Since the close of the 2019 season, Saleh inserted his name as one of the top head coaching candidates in the league. He was a finalist for the Cleveland Browns head coaching vacancy last offseason, now occupied by former Minnesota Vikings offensive coordinator Kevin Stefanski. This year, out of the seven head coach openings around the league, Saleh's name was in the mix for at least six of those vacancies.

"When you've got coaching staff who knows what they're doing and also are connected and invested in the players, all guys want to do is be coached the right way and they want you to care about them. And Saleh does that as good as anyone," head coach Kyle Shanahan said earlier this month. "I was very happy with what he did throughout the whole year. I will be very surprised if we don't lose him. I don't know what's wrong with people if they don't hire him. I mean, he's as good as you can get and knows more about football, all three phases. And he's going to hire the best staff. He knows about players and he also knows how to deal with people. So, I hope everyone's not very smart and doesn't hire him so I can keep him. But, I'm expecting not to have him."

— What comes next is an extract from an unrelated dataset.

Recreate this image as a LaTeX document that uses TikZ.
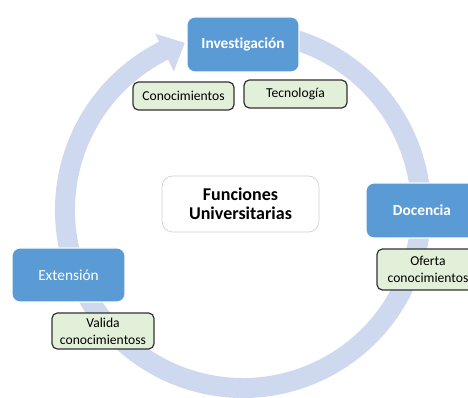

On Thursday, the New York Jets announced they agreed in principle for Saleh to become their 20th head coach in franchise history. He is set to take over a Jets team whose defense ranked 26th in points allowed and 24th in yards allowed and takeaways.

With his own goal of helping minority coaches to climb the professional ladder, Saleh will now add to Mike Tomlin of the Pittsburgh Steelers, Brian Flores of the Miami Dolphins and Ron Rivera of the Washington Football Team as the fourth minority head coach in the NFL.